### WRITTEN REQUEST
From the first line of the listing below, retype each line up to and including the one with "63.6, 63.87, 63.89];"; pictures stay out.

━━ DATASET EXTRACT

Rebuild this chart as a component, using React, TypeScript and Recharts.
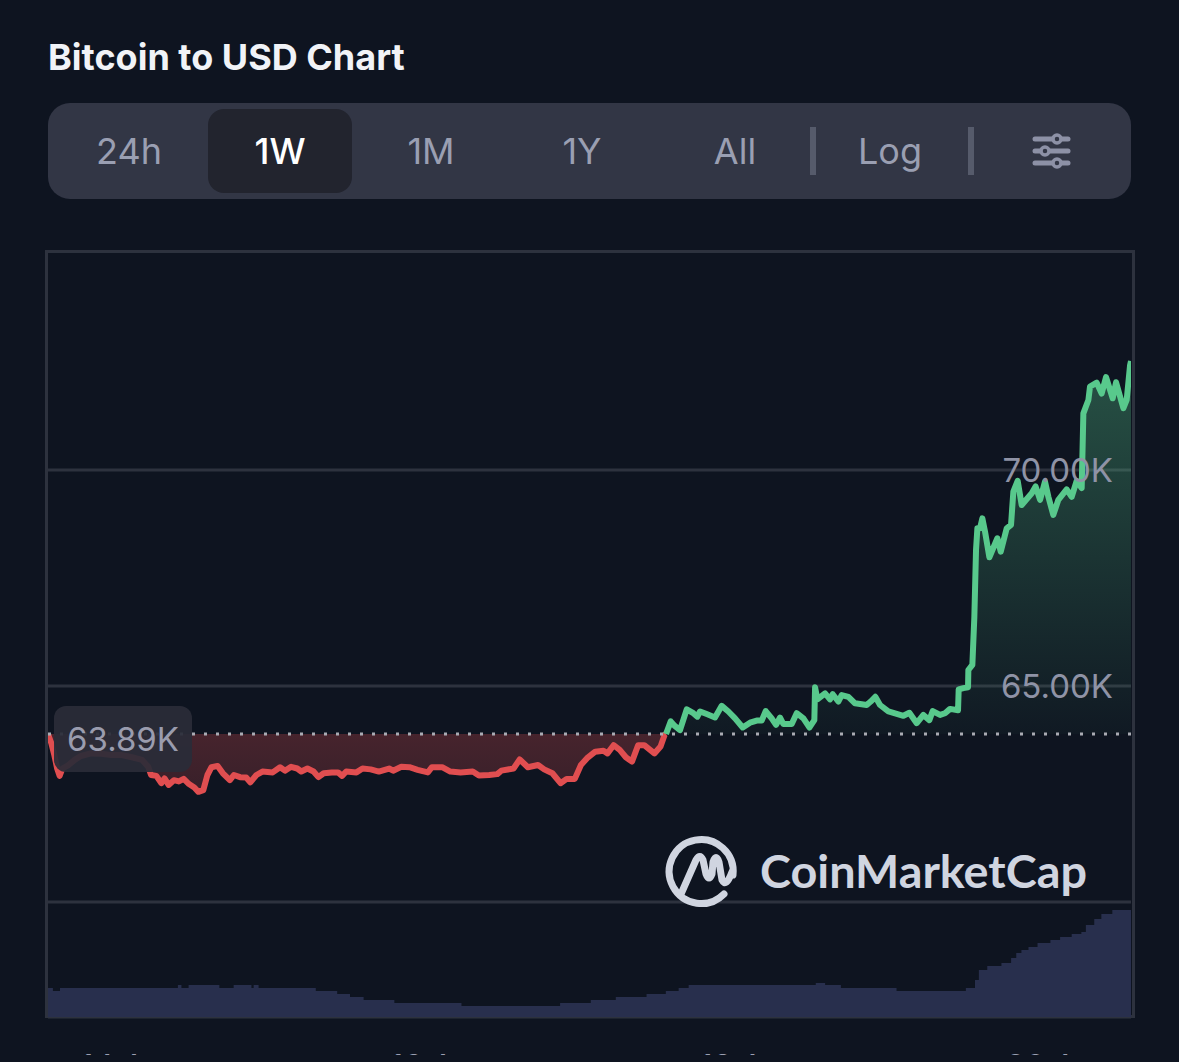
import { Area, CartesianGrid, ComposedChart, ReferenceLine, XAxis, YAxis } from 'recharts';

const ranges = ['24h', '1W', '1M', '1Y', 'All'];
const rangeCenters = [129, 280, 431, 582, 735];

const redHours = [0, 0.53, 0.98, 1.42, 1.8, 2.24, 3.19, 4.14, 5.09, 6.68, 8.26, 9.84, 11.43, 13.01, 14.59, 15.54, 15.99, 16.81, 17.57, 18.08, 18.71, 19.53, 20.29, 21.05, 21.87, 22.7, 23.33, 24.09, 24.73, 25.36, 26.31, 27.13, 28.21, 28.84, 29.79, 30.74, 31.38, 32.33, 33.27, 34.86, 36, 36.76, 37.71, 38.66, 39.29, 40.24, 41.19, 41.95, 42.77, 44.04, 44.99, 45.62, 46.26, 47.84, 48.79, 50.06, 51.32, 52.91, 53.54, 54.81, 56.07, 57.34, 58.92, 59.56, 61.14, 62.41, 64, 65.89, 66.84, 68.43, 69.69, 70.32, 72.22, 73.17, 74.44, 76.02, 76.97, 78.24, 79.51, 80.46, 81.72, 82.67, 83.62, 84.89, 86.16, 86.79, 87.74, 88.69, 89.64, 90.59, 91.54, 92.49, 94.07, 95.02, 95.66, 95.87];
const redPrices = [63.89, 63.67, 63.4, 63.09, 62.92, 63.09, 63.17, 63.29, 63.38, 63.44, 63.43, 63.4, 63.4, 63.35, 63.29, 63.13, 62.94, 62.92, 62.75, 62.86, 62.71, 62.82, 62.79, 62.85, 62.73, 62.65, 62.55, 62.59, 62.94, 63.12, 63.15, 62.98, 62.82, 62.94, 62.89, 62.88, 62.77, 62.94, 63.02, 63, 63.12, 63.04, 63.13, 63.09, 63.02, 63.09, 63.02, 62.89, 62.98, 63, 63, 62.92, 63.02, 63, 63.09, 63.07, 63.02, 63.09, 63.04, 63.13, 63.12, 63.06, 63, 63.12, 63.12, 63.02, 63, 63.02, 62.93, 62.94, 62.96, 63.04, 63.09, 63.3, 63.12, 63.17, 63.07, 62.98, 62.75, 62.85, 62.85, 63.17, 63.33, 63.48, 63.5, 63.44, 63.63, 63.52, 63.35, 63.25, 63.63, 63.63, 63.44, 63.6, 63.87, 63.89];

const greenHours = [95.87, 96.6, 97.27, 98.04, 99.08, 100.11, 100.73, 101.15, 102.18, 103.47, 104.51, 105.54, 106.58, 107.77, 108.9, 109.94, 110.71, 111.33, 112.26, 112.94, 113.56, 114.07, 115.37, 116.14, 117.18, 118.11, 118.88, 118.99, 119.35, 120.54, 121.31, 121.73, 122.6, 123.12, 124.16, 125.19, 127, 127.62, 128.34, 129.07, 130.36, 132.69, 133.62, 134.76, 135.79, 136.72, 137.24, 138.38, 139.15, 139.93, 141.17, 141.27, 142, 142.72, 142.77, 143.39, 143.7, 143.96, 144.17, 144.58, 144.94, 145.36, 146.03, 147.27, 147.79, 148.72, 149.39, 149.75, 150.42, 151.04, 152.6, 153.2, 153.9, 154.66, 155.18, 155.95, 156.73, 158.02, 158.8, 159.57, 160.35, 160.61, 161.39, 161.64, 162.68, 163.45, 164.13, 165.16, 165.68, 166.82, 167.33, 167.85, 168];
const greenPrices = [63.89, 64.18, 64.07, 63.98, 64.46, 64.37, 64.29, 64.41, 64.35, 64.27, 64.54, 64.41, 64.25, 64.04, 64.15, 64.2, 64.2, 64.42, 64.25, 64.1, 64.27, 64.12, 64.12, 64.37, 64.25, 64.04, 64.21, 64.97, 64.69, 64.83, 64.69, 64.81, 64.64, 64.79, 64.75, 64.6, 64.56, 64.64, 64.75, 64.56, 64.41, 64.31, 64.38, 64.14, 64.33, 64.21, 64.42, 64.33, 64.37, 64.47, 64.44, 64.92, 64.95, 64.97, 65.37, 65.49, 66.6, 68.15, 68.65, 68.65, 68.88, 68.57, 67.98, 68.42, 68.11, 68.65, 68.73, 69.5, 69.75, 69.19, 69.46, 69.62, 69.31, 69.73, 69.38, 68.96, 69.31, 69.55, 69.38, 69.75, 69.58, 71.31, 71.62, 71.93, 72.02, 71.77, 72.15, 71.66, 72.03, 71.43, 71.62, 72.42, 72.52];

const volumeHours = [0, 0.76, 1.86, 20.15, 20.7, 21.81, 26.58, 28.8, 31.56, 31.9, 32.67, 41.54, 44.86, 46.85, 48.96, 53.73, 64.14, 79.44, 84.2, 88.08, 92.85, 95.84, 97.83, 99.38, 119.1, 120.55, 123, 131.63, 142.38, 143.8, 144.4, 145.7, 147.9, 149.4, 150.2, 151, 152.1, 153.5, 155.5, 157, 158.8, 160.3, 161, 162.3, 163.4, 165.1, 168];
const volumes = [14.5, 13, 14.5, 16, 14.5, 16, 14.5, 16, 14.5, 16, 14.5, 13, 11.5, 10, 8.5, 7, 5.5, 7, 8.5, 10, 11.5, 13, 14.5, 16, 17, 16, 14.5, 13, 14.5, 18.5, 23.5, 25.5, 27, 29.5, 32, 33.5, 35, 37, 38.5, 40, 41.5, 42.5, 46, 49, 51.5, 53.5, 53.5];

const baseline = 63.89;
const priceTicks = [60, 65, 70];
const dayTicks = [12.5, 60.5, 108.5, 156.5];
const dayLabels = ['14 Apr', '16 Apr', '18 Apr', '20 Apr'];

const pageBg = '#0e1420';
const gridColor = '#2d323e';

type Row = { t: number; red?: number; green?: number; volume?: number };

function buildRows(): Row[] {
  const rows = new Map<number, Row>();
  const put = (t: number, key: 'red' | 'green' | 'volume', value: number) => {
    const row = rows.get(t) ?? { t };
    row[key] = value;
    rows.set(t, row);
  };
  redHours.forEach((t, i) => put(t, 'red', redPrices[i]));
  greenHours.forEach((t, i) => put(t, 'green', greenPrices[i]));
  volumeHours.forEach((t, i) => put(t, 'volume', volumes[i]));
  return [...rows.values()].sort((a, b) => a.t - b.t);
}

const font = 'Inter, sans-serif';

function Label({ x, y, children, color = '#9a9fb2', weight = 400 }: { x: number; y: number; children: string; color?: string; weight?: number }) {
  return (
    <div
      style={{
        position: 'absolute',
        left: x - 80,
        top: y - 25,
        width: 160,
        height: 50,
        lineHeight: '50px',
        textAlign: 'center',
        fontSize: 36,
        fontWeight: weight,
        color,
      }}
    >
      {children}
    </div>
  );
}

function SlidersIcon() {
  return (
    <svg style={{ position: 'absolute', left: 1030, top: 130 }} width={44} height={42}>
      <g stroke="#8d91a6" strokeWidth={5} strokeLinecap="round">
        <line x1={5} y1={9} x2={38} y2={9} />
        <line x1={5} y1={21} x2={38} y2={21} />
        <line x1={5} y1={33} x2={38} y2={33} />
        <circle cx={27} cy={9} r={4} fill="#323645" strokeWidth={3.5} />
        <circle cx={15} cy={21} r={4} fill="#323645" strokeWidth={3.5} />
        <circle cx={27} cy={33} r={4} fill="#323645" strokeWidth={3.5} />
      </g>
    </svg>
  );
}

function Watermark() {
  return (
    <svg style={{ position: 'absolute', left: 650, top: 820 }} width={450} height={100}>
      <g fill="none" stroke="#d0d5e0" strokeWidth={7} strokeLinecap="round" strokeLinejoin="round">
        <path d="M 74 74 A 32 32 0 1 1 83 55" />
        <path d="M 31 74 L 46 40 Q 50 33 53 40 L 56 54 Q 59 62 62 54 L 63 42 Q 66 33 69 42 L 72 60 Q 76 68 82 52" />
      </g>
      <text x={110} y={68} fontFamily="Lato, sans-serif" fontWeight={700} fontSize={46} fill="#d0d5e0" textLength={327} lengthAdjust="spacingAndGlyphs">
        CoinMarketCap
      </text>
    </svg>
  );
}

export default function App() {
  const rows = buildRows();

  return (
    <div style={{ position: 'fixed', left: 0, top: 0, width: 1179, height: 1062, overflow: 'hidden', background: pageBg, fontFamily: font }}>
      <div style={{ position: 'absolute', left: 48, top: 34, fontSize: 36, lineHeight: '46px', fontWeight: 700, color: '#f1f3f7', whiteSpace: 'nowrap' }}>
        Bitcoin to USD Chart
      </div>

      <div style={{ position: 'absolute', left: 48, top: 103, width: 1083, height: 96, borderRadius: 22, background: '#323645' }} />
      <div style={{ position: 'absolute', left: 208, top: 109, width: 144, height: 84, borderRadius: 16, background: '#22242e' }} />
      {ranges.map((r, i) => (
        <Label key={r} x={rangeCenters[i]} y={151} color={r === '1W' ? '#ffffff' : '#9a9fb2'} weight={r === '1W' ? 500 : 400}>
          {r}
        </Label>
      ))}
      <Label x={890} y={151}>Log</Label>
      <div style={{ position: 'absolute', left: 810, top: 127, width: 6, height: 48, background: '#565b6b' }} />
      <div style={{ position: 'absolute', left: 968, top: 127, width: 6, height: 48, background: '#565b6b' }} />
      <SlidersIcon />

      <div style={{ position: 'absolute', left: 45, top: 250, width: 1084, height: 762, border: `3px solid ${gridColor}` }} />

      <div style={{ position: 'absolute', left: 48, top: 251 }}>
        <ComposedChart width={1083} height={826} data={rows} margin={{ top: 0, right: 0, bottom: 0, left: 0 }}>
          <defs>
            <linearGradient id="greenFill" x1="0" y1="0" x2="0" y2="1">
              <stop offset="0%" stopColor="#58c98c" stopOpacity={0.34} />
              <stop offset="100%" stopColor="#58c98c" stopOpacity={0.03} />
            </linearGradient>
            <linearGradient id="redFill" x1="0" y1="0" x2="0" y2="1">
              <stop offset="0%" stopColor="#e04e50" stopOpacity={0.27} />
              <stop offset="100%" stopColor="#e04e50" stopOpacity={0.2} />
            </linearGradient>
          </defs>
          <CartesianGrid yAxisId="price" vertical={false} stroke={gridColor} strokeWidth={3} />
          <XAxis
            dataKey="t"
            type="number"
            domain={[0, 168]}
            ticks={dayTicks}
            interval={0}
            height={60}
            axisLine={false}
            tickLine={false}
            tickMargin={32}
            tick={{ fontSize: 32, fill: '#9a9fb2', fontFamily: font }}
            tickFormatter={(v) => dayLabels[dayTicks.indexOf(v)]}
          />
          <YAxis yAxisId="volume" hide domain={[0, 383]} />
          <YAxis
            yAxisId="price"
            orientation="right"
            mirror
            width={120}
            interval={0}
            domain={[57.338, 75.069]}
            allowDataOverflow
            ticks={priceTicks}
            axisLine={false}
            tickLine={false}
            tickMargin={12}
            tick={{ fontSize: 33, fill: '#8f93a6', fontFamily: font }}
            tickFormatter={(v) => (v === 60 ? '' : `${v.toFixed(2)}K`)}
          />
          <Area
            yAxisId="volume"
            dataKey="volume"
            type="stepAfter"
            connectNulls
            stroke="none"
            fill="#282f4d"
            fillOpacity={1}
            isAnimationActive={false}
          />
          <ReferenceLine yAxisId="price" y={baseline} stroke="#a9abb3" strokeWidth={3} strokeDasharray="3 9" />
          <Area
            yAxisId="price"
            dataKey="red"
            type="linear"
            connectNulls
            baseValue={baseline}
            stroke="#e04e50"
            strokeWidth={6}
            strokeLinejoin="round"
            fill="url(#redFill)"
            fillOpacity={1}
            isAnimationActive={false}
          />
          <Area
            yAxisId="price"
            dataKey="green"
            type="linear"
            connectNulls
            baseValue={baseline}
            stroke="#58c98c"
            strokeWidth={6}
            strokeLinejoin="round"
            fill="url(#greenFill)"
            fillOpacity={1}
            isAnimationActive={false}
          />
        </ComposedChart>
      </div>

      {/* the reference screenshot stops just under the top of the date labels */}
      <div style={{ position: 'absolute', left: 0, top: 1055, width: 1179, height: 7, background: pageBg }} />

      <div
        style={{
          position: 'absolute',
          left: 54,
          top: 706,
          width: 138,
          height: 66,
          lineHeight: '66px',
          textAlign: 'center',
          borderRadius: 12,
          background: 'rgba(42,44,56,0.93)',
          color: '#9a9cae',
          fontSize: 33,
        }}
      >
        63.89K
      </div>

      <Watermark />
    </div>
  );
}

━━━━

### RESULT BELOW
Rebuild this chart as a component, using React, TypeScript and Recharts.
import { Area, CartesianGrid, ComposedChart, ReferenceLine, XAxis, YAxis } from 'recharts';

const ranges = ['24h', '1W', '1M', '1Y', 'All'];
const rangeCenters = [129, 280, 431, 582, 735];

const redHours = [0, 0.53, 0.98, 1.42, 1.8, 2.24, 3.19, 4.14, 5.09, 6.68, 8.26, 9.84, 11.43, 13.01, 14.59, 15.54, 15.99, 16.81, 17.57, 18.08, 18.71, 19.53, 20.29, 21.05, 21.87, 22.7, 23.33, 24.09, 24.73, 25.36, 26.31, 27.13, 28.21, 28.84, 29.79, 30.74, 31.38, 32.33, 33.27, 34.86, 36, 36.76, 37.71, 38.66, 39.29, 40.24, 41.19, 41.95, 42.77, 44.04, 44.99, 45.62, 46.26, 47.84, 48.79, 50.06, 51.32, 52.91, 53.54, 54.81, 56.07, 57.34, 58.92, 59.56, 61.14, 62.41, 64, 65.89, 66.84, 68.43, 69.69, 70.32, 72.22, 73.17, 74.44, 76.02, 76.97, 78.24, 79.51, 80.46, 81.72, 82.67, 83.62, 84.89, 86.16, 86.79, 87.74, 88.69, 89.64, 90.59, 91.54, 92.49, 94.07, 95.02, 95.66, 95.87];
const redPrices = [63.89, 63.67, 63.4, 63.09, 62.92, 63.09, 63.17, 63.29, 63.38, 63.44, 63.43, 63.4, 63.4, 63.35, 63.29, 63.13, 62.94, 62.92, 62.75, 62.86, 62.71, 62.82, 62.79, 62.85, 62.73, 62.65, 62.55, 62.59, 62.94, 63.12, 63.15, 62.98, 62.82, 62.94, 62.89, 62.88, 62.77, 62.94, 63.02, 63, 63.12, 63.04, 63.13, 63.09, 63.02, 63.09, 63.02, 62.89, 62.98, 63, 63, 62.92, 63.02, 63, 63.09, 63.07, 63.02, 63.09, 63.04, 63.13, 63.12, 63.06, 63, 63.12, 63.12, 63.02, 63, 63.02, 62.93, 62.94, 62.96, 63.04, 63.09, 63.3, 63.12, 63.17, 63.07, 62.98, 62.75, 62.85, 62.85, 63.17, 63.33, 63.48, 63.5, 63.44, 63.63, 63.52, 63.35, 63.25, 63.63, 63.63, 63.44, 63.6, 63.87, 63.89];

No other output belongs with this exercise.